- Directed by: Ken Wheat Jim Wheat
- Written by: Ken Wheat; Jim Wheat;
- Produced by: Shelley Hermann; Ken Wheat; Jim Wheat;
- Cinematography: Robert Ebinger
- Edited by: Dennis M. Hill Michael D. Ornstein
- Music by: Marc Donahue
- Production companies: Midnight Wescom Productions
- Distributed by: Film Gallery.
- Release date: 1983;
- Running time: 100 minutes
- Country: United States
- Language: English

= Lies (1983 film) =

1983 film directed by Ken and Jim Wheat

Lies is a 1983 American thriller film written, directed, and produced by Ken and Jim Wheat in their directorial debut.

==Plot==
Robyn Wallace, an out-of-work actress, is asked to play the lead role in a biographical film about a woman named Elizabeth who spent time in a psychiatric hospital following a violent attack.

==Cast==

- Ann Dusenberry as Robyn Wallace
- Gail Strickland as Jessica Brenner
- Bruce Davison as Stuart Russell
- Clu Gulager as Dr. Bartlett
- Terence Knox as Eric Macklin
- Bert Remsen as Murrey Haliday
- Stacy Keach Sr. as Uncle Charles
- Douglas Leonard as Dr. Whitmyer
- Patience Cleveland as Aunt Louise
- Julie Philips as Elizabeth
- Ann Gibbs as Day Nurse
- Dick Miller as Producer
- Walter Wood as Director
- Jerry Vaughn as Maintenance Man
- Guy Remsen as Hospital Guard
- Tony Miller as Elizabeth's Father
- Jean Howell as Elizabeth's Mother
- B.J. Davis as First Burglar
- Eddie Braun as Second Burglar
- Jane Lillig as Landlady
- Miriam Byrd-Nethery as Night Nurse (as Miriam Byrd Nethery)
- Patricia Lentz as Hysterical Patient
- Rebecca Robertson as Eric's New Girl
- Joshua Gallegos as Orderly
- Susann Akers as Second Nurse
- Douglas Manes as Movie Psycho
- Omar Paxson as Sedated Patient

==Release==
The film was rated R for its release in the United States.

===Reception===
Reviewer Sheila Benson of the Los Angeles Times wrote, "The biggest pain about stories like these is illogical behavior--and 'Lies' is refreshingly free of that (most of the time). Dusenberry in particular behaves like a bright, canny, hardworking professional, questioning her situation at every turn. It would be unfair to hint at more of the plot than the title suggests. But the cast also includes such veterans as Clu Gulager, as an associate of Strickland’s and Burt Remsen as Dusenberry's agent; as well as Terence Knox as her screenwriter boyfriend. Logic takes a back road two-thirds of the way through and is in full flight by the close, but the movie's pluses include exceptionally beautiful lighting camera work by Robert Ebinger and fine production design, both of which give the film a look of real quality."

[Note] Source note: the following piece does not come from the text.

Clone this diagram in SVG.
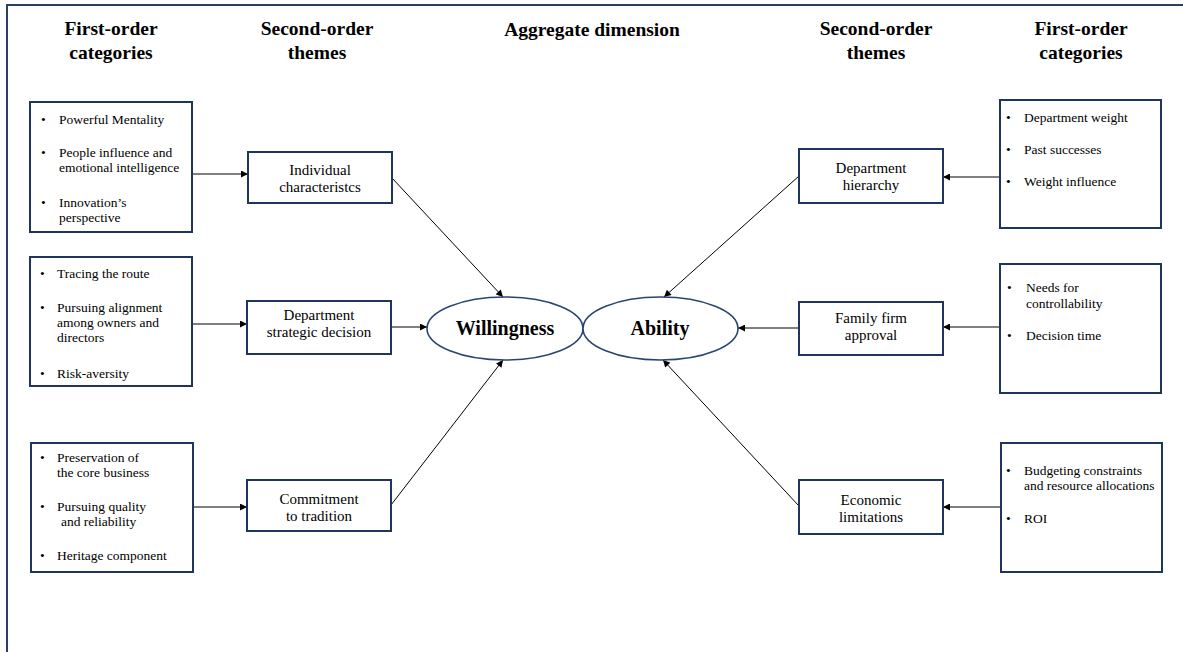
<svg xmlns="http://www.w3.org/2000/svg" width="1183" height="652" viewBox="0 0 1183 652">
<defs>
<style>
.frame{fill:none;stroke:#2a3f62;stroke-width:2}
.box{fill:#fff;stroke:#1f3560;stroke-width:2}
.ell{fill:#fff;stroke:#2a4470;stroke-width:1.6}
.hdr{font-family:"Liberation Serif",serif;font-weight:bold;font-size:19.5px;fill:#000;text-anchor:middle}
.item{font-family:"Liberation Serif",serif;font-size:13.5px;fill:#000}
.theme{font-family:"Liberation Serif",serif;font-size:15px;fill:#000;text-anchor:middle}
.dim{font-family:"Liberation Serif",serif;font-weight:bold;font-size:20px;fill:#000;text-anchor:middle}
.con{stroke:#000;stroke-width:1;fill:none;marker-end:url(#ah)}
</style>
<marker id="ah" viewBox="0 0 10 10" refX="10" refY="5" markerWidth="8" markerHeight="7" markerUnits="userSpaceOnUse" orient="auto">
<path d="M0,0 L10,5 L0,10 z" fill="#000"/>
</marker>
</defs>
<rect width="1183" height="652" fill="#fff"/>
<rect class="frame" x="7" y="5" width="1200" height="700"/>

<g id="headers">
<text class="hdr" x="111" y="35">First-order</text>
<text class="hdr" x="111" y="59">categories</text>
<text class="hdr" x="317" y="35">Second-order</text>
<text class="hdr" x="317" y="59">themes</text>
<text class="hdr" x="592" y="36">Aggregate dimension</text>
<text class="hdr" x="876" y="35">Second-order</text>
<text class="hdr" x="876" y="59">themes</text>
<text class="hdr" x="1081" y="35">First-order</text>
<text class="hdr" x="1081" y="59">categories</text>
</g>

<g id="connectors">
<line class="con" x1="192" y1="174" x2="248" y2="174"/>
<line class="con" x1="192" y1="324" x2="247" y2="324"/>
<line class="con" x1="193" y1="507" x2="247" y2="507"/>
<line class="con" x1="1000" y1="177" x2="943" y2="177"/>
<line class="con" x1="1000" y1="327" x2="943" y2="327"/>
<line class="con" x1="1001" y1="507" x2="943" y2="507"/>
<line class="con" x1="392" y1="178" x2="503" y2="297"/>
<line class="con" x1="391" y1="327" x2="427" y2="327"/>
<line class="con" x1="391" y1="505" x2="503" y2="360"/>
<line class="con" x1="799" y1="176" x2="664" y2="297"/>
<line class="con" x1="799" y1="328" x2="738" y2="328"/>
<line class="con" x1="799" y1="506" x2="663" y2="360"/>
</g>

<g id="cat-l1">
<rect class="box" x="30" y="102" width="162" height="130"/>
<text class="item" x="41" y="124">•</text><text class="item" x="59" y="124">Powerful Mentality</text>
<text class="item" x="41" y="157">•</text><text class="item" x="59" y="157">People influence and</text>
<text class="item" x="59" y="172">emotional intelligence</text>
<text class="item" x="41" y="207">•</text><text class="item" x="59" y="207">Innovation’s</text>
<text class="item" x="59" y="222">perspective</text>
</g>
<g id="cat-l2">
<rect class="box" x="30" y="257" width="162" height="129"/>
<text class="item" x="40" y="278">•</text><text class="item" x="57" y="278">Tracing the route</text>
<text class="item" x="40" y="312">•</text><text class="item" x="57" y="312">Pursuing alignment</text>
<text class="item" x="57" y="327">among owners and</text>
<text class="item" x="57" y="342">directors</text>
<text class="item" x="40" y="378">•</text><text class="item" x="57" y="378">Risk-aversity</text>
</g>
<g id="cat-l3">
<rect class="box" x="31" y="443" width="162" height="129"/>
<text class="item" x="40" y="462">•</text><text class="item" x="57" y="462">Preservation of</text>
<text class="item" x="57" y="477">the core business</text>
<text class="item" x="40" y="511">•</text><text class="item" x="57" y="511">Pursuing quality</text>
<text class="item" x="61" y="526">and reliability</text>
<text class="item" x="40" y="560">•</text><text class="item" x="57" y="560">Heritage component</text>
</g>

<g id="theme-l1">
<rect class="box" x="248" y="152" width="144" height="51"/>
<text class="theme" x="320" y="175">Individual</text>
<text class="theme" x="320" y="192">characteristcs</text>
</g>
<g id="theme-l2">
<rect class="box" x="247" y="301" width="144" height="53"/>
<text class="theme" x="319" y="320">Department</text>
<text class="theme" x="319" y="337">strategic decision</text>
</g>
<g id="theme-l3">
<rect class="box" x="247" y="480" width="144" height="51"/>
<text class="theme" x="319" y="504">Commitment</text>
<text class="theme" x="319" y="521">to tradition</text>
</g>

<g id="willingness">
<ellipse class="ell" cx="505" cy="328.5" rx="78" ry="31.5"/>
<text class="dim" x="505" y="335">Willingness</text>
</g>
<g id="ability">
<ellipse class="ell" cx="660.5" cy="328.5" rx="77.5" ry="31.5"/>
<text class="dim" x="660" y="335">Ability</text>
</g>

<g id="theme-r1">
<rect class="box" x="799" y="149" width="144" height="54"/>
<text class="theme" x="871" y="173">Department</text>
<text class="theme" x="871" y="190">hierarchy</text>
</g>
<g id="theme-r2">
<rect class="box" x="799" y="302" width="144" height="53"/>
<text class="theme" x="871" y="323">Family firm</text>
<text class="theme" x="871" y="340">approval</text>
</g>
<g id="theme-r3">
<rect class="box" x="799" y="480" width="144" height="54"/>
<text class="theme" x="871" y="505">Economic</text>
<text class="theme" x="871" y="522">limitations</text>
</g>

<g id="cat-r1">
<rect class="box" x="1000" y="100" width="161" height="128"/>
<text class="item" x="1006" y="122">•</text><text class="item" x="1024" y="122">Department weight</text>
<text class="item" x="1006" y="154">•</text><text class="item" x="1024" y="154">Past successes</text>
<text class="item" x="1006" y="186">•</text><text class="item" x="1024" y="186">Weight influence</text>
</g>
<g id="cat-r2">
<rect class="box" x="1000" y="264" width="161" height="129"/>
<text class="item" x="1007" y="292">•</text><text class="item" x="1026" y="292">Needs for</text>
<text class="item" x="1026" y="308">controllability</text>
<text class="item" x="1007" y="340">•</text><text class="item" x="1026" y="340">Decision time</text>
</g>
<g id="cat-r3">
<rect class="box" x="1001" y="443" width="161" height="129"/>
<text class="item" x="1006" y="475">•</text><text class="item" x="1024" y="475">Budgeting constraints</text>
<text class="item" x="1024" y="490">and resource allocations</text>
<text class="item" x="1006" y="523">•</text><text class="item" x="1024" y="523">ROI</text>
</g>
</svg>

The website terrortrap.com gave the film a rating of two stars. The review reads, "A little fun can be had with this mediocre horror. But ultimately it's too convoluted to be taken seriously. [...] Similar to both 1976's Scalpel (a better version of this sort of thing) and Dead of Winter, this has a few good moments, but tries to be too clever for its own good; its twisty plotlines lose you in the end. [...] Lies isn't anything special, but it is competently directed and boasts decent production values, so mystery aficionados will no doubt find some entertainment here."